京都大学大学院医学研究科社会健康医学系専攻健康情報学分野
中山 健夫


 このたび吉村健清理事長,上島弘嗣学会長はじめ諸先生方のご支援を賜り,奨励賞を頂きました。この場をお借りして心より御礼申し上げます。私は1987年に東京医科歯科大学を卒業し,臨床研修後,母校の難治疾患研究所疫学部門(田中平三教授,現独立行政法人国立健康栄養研究所理事長)に着任しました。大学とフィールドの往復の中で,現実社会で生きている人間を対象とする疫学の魅力,その基盤となる地域,行政の方々とのコミュニケーションの大切さを知ったことは私にとって大きな財産となりました。脳卒中のコホート研究で学位を得た後,UCLAのRoger Detels教授のもとでフェローとして過ごしました。帰国後は国立がんセンター研究所(山口直人部長,現東京女子医科大学教授)に異動し,ナショナルセンターの大きな取り組みに触れ,また名大の玉腰暁子先生を主任とする倫理に関する研究班では疫学の社会性に関心を深めました。厚生労働省の瀬上清貴先生(現参事官),柏樹悦郎先生(現関西空港検疫所長)のご支援を頂いた厚生科学「疫学研究の行政的評価に関する研究」は,疫学のアカウンタビリティを見直す貴重な機会でした。2000年に京大に開設された現分野(福井次矢教授,現聖路加国際病院副院長)に移り,疫学研究を続けると共に,その考えを応用して社会における医療・健康情報に関する新しい領域に携わってきました。特に主要疾患の診療ガイドライン作成プロジェクトには広く関与する機会を頂き,現在では医療・健康情報の集約と更新,社会における流通と適切な利用,非専門家も含む関係者間での共有に向けた環境整備は私の関心の中心となりつつあります(厚生労働科学研究「EBMを志向した『診療ガイドライン』と医学データベースに利用される『構造化抄録』作成の方法論の開発とそれらの受容性に関する研究」「『根拠に基づく診療ガイドライン』の適切な作成・利用・普及に向けた基盤整備に関する研究」,財団法人日本医療機能評価機構Mindsなど)。

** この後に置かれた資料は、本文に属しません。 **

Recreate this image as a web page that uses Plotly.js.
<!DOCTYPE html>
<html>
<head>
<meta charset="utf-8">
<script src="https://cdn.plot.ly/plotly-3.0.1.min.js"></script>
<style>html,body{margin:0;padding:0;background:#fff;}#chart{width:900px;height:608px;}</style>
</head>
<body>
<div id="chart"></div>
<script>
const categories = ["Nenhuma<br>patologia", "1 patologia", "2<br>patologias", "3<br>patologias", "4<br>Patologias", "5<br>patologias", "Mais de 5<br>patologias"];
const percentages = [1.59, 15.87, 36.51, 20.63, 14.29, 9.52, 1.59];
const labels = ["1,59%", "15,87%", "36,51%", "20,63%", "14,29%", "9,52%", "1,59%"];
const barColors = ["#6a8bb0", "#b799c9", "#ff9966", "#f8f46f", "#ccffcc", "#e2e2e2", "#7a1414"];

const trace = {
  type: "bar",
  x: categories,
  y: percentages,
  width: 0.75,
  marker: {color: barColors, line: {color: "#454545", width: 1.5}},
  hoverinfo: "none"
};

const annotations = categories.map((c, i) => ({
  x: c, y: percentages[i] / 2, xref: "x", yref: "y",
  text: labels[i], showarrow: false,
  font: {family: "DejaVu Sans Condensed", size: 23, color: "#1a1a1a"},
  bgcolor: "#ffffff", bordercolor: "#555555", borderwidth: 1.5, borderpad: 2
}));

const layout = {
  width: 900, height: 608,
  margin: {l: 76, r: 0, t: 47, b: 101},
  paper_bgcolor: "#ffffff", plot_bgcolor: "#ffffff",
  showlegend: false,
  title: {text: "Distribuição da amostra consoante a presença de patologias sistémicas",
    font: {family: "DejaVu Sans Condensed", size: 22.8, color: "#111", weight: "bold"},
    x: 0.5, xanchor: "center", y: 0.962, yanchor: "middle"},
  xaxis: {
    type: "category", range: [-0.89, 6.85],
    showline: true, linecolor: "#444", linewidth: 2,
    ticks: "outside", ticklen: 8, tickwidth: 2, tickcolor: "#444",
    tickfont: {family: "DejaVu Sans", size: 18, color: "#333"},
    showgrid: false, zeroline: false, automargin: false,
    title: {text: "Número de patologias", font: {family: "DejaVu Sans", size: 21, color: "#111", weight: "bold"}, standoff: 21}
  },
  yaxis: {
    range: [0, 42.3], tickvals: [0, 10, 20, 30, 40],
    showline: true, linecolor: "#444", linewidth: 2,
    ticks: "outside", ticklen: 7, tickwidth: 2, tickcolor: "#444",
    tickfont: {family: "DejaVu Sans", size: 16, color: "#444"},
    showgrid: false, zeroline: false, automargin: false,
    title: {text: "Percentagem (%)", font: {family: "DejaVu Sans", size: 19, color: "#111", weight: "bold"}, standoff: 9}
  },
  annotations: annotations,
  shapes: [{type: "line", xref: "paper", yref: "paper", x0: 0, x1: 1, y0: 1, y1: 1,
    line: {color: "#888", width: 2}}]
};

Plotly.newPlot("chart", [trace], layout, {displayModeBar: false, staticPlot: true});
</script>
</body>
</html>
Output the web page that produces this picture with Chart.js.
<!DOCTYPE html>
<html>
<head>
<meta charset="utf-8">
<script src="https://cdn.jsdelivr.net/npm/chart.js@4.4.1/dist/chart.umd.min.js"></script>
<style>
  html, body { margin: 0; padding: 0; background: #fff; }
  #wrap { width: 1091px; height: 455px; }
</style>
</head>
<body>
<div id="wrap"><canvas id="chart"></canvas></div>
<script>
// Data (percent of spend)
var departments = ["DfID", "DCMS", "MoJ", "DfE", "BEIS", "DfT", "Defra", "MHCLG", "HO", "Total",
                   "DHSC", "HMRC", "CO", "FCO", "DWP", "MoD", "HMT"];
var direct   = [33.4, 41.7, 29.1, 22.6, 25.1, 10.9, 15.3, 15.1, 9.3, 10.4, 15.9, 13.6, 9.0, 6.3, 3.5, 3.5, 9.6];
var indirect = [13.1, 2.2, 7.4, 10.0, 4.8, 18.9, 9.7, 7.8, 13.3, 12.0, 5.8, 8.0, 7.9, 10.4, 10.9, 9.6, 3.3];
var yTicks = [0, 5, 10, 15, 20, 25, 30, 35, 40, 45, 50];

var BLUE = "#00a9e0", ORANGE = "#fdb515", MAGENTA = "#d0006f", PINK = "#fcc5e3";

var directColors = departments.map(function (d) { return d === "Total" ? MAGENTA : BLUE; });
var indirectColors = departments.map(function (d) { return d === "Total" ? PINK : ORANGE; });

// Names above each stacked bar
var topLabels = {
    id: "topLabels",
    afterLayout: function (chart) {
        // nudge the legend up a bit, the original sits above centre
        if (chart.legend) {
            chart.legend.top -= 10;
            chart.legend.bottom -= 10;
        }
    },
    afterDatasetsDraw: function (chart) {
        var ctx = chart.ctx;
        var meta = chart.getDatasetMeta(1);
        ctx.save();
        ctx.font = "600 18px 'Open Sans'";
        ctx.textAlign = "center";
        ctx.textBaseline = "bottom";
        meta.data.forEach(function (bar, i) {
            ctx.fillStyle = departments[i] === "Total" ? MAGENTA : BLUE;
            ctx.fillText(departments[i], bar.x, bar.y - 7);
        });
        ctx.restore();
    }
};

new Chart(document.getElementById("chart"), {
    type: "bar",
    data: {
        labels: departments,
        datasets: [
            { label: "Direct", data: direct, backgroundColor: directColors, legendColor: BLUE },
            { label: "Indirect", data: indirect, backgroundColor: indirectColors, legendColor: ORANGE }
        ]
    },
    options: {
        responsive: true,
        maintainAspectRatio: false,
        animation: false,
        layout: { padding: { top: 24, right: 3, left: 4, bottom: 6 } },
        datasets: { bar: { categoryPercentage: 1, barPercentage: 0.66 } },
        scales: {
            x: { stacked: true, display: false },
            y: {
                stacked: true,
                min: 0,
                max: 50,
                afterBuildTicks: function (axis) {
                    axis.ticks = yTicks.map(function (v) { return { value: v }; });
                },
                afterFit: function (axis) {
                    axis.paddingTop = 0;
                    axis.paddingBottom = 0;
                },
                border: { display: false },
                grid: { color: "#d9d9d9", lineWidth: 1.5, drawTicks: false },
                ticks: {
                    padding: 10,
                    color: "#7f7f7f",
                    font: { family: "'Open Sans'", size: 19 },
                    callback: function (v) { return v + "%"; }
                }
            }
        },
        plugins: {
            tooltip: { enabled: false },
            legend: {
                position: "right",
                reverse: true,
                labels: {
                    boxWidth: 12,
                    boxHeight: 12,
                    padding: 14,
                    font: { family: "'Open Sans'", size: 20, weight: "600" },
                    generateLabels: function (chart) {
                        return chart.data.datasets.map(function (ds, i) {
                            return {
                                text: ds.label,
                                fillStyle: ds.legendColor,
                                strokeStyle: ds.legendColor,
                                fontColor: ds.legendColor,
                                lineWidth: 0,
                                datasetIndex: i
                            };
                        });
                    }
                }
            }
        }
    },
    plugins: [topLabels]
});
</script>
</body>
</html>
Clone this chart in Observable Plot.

 このような取り組みは伝統的な「疫学」ではないかもしれません。しかし,私が手探りながらもこの新しい領域に進んで来ることができたのは,「疫学」を通して学んだ多くのことが力を与えてくれているからと確信しております。多くの方々のご厚誼に報いるべく,微力ではありますが疫学と新しい領域の発展に力を尽くしていきたいと願っております。今後ともどうぞ宜しくお願い申し上げます。